Friday, November 10, 2006

Know Your Jewish Community: Jewish Identity

Jewish identity is a can of worms.

I'd like to start with the following quote from Rabbi Aron Moss at The Human Touch:
"The biggest threat to Jewish survival is confused Jewish identity. Sadly, today in many Jewish schools and families, Jewish identity is built through teaching Holocaust awareness and a fear of marrying out. The Jewish community’s preoccupation with assimilation and anti-Semitism is not the solution, it is the problem."

I find that blog posts about Jewish identity fall into three categories:
1) abstract discussion about "what IS Jewish identity"
2) what are the "problems"
3) personal accounts/feelings/struggles

As for my personal account: I just told Harley, my identity is pretty darn confused. I can recite the b-attitudes off by heart, as well as all of the books in the New Testament, but until I was 16 or so, I didn't know enough Hebrew to follow along with the amidah*. As I have gotten older, my perspective has changed, I now firmly believe that people should be able to observe/not observe whatever the heck that they want and call it Judaism. After all Shabbetai Tzvi converted to Islam, and claimed that it was the culmination of his Jewish beliefs.

Although Israel is an integral part of my Jewish identity, it isn't for 1/3 of young American Jews. QRSwave of The Truth Will Set You Free lists a few non-Zionist Jewish identities that already exist, so that you can pick your own.

And because you missed my microsoft paint magic, I have included an image of some ways that people define Jewish identity. See if you can guess what the heck I meant by each (and no, the last part isn't blank by accident, it is so that you can fill in your own).

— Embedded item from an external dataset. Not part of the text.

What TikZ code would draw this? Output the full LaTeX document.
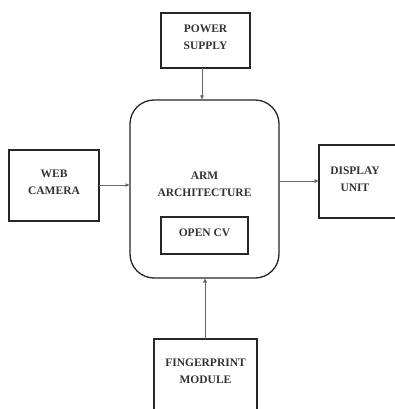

*The word Amidah comes from the Hebrew word for standing, and refers to the silent devotion, which is part of every prayer service. During the weekday it is comprised of 18 blessings, so it is often called the "Shemoneh Esrei" or 18.

3 comments:

Annie said...

Ben- that too, but he tried to play it off as a religious thing.

Anonymous said...

Annie, Shabbetai Tzvi isn't proof of the flexible and expansive borders of Judaism, as the crackdown on this break away sect was intense, and extended even to those who had the faintest whiff of Sabbatean influence.

I absolutely agree (I'm assuming you do as well) that Holocaustism is a terrible and ineffective basis for Jewish identity, or a replacement for Judaism.

Annie said...

DK- I am not claiming that he was accepted at the time by Jews, but that now he is pretty widely considered to be a Jewish sectarian.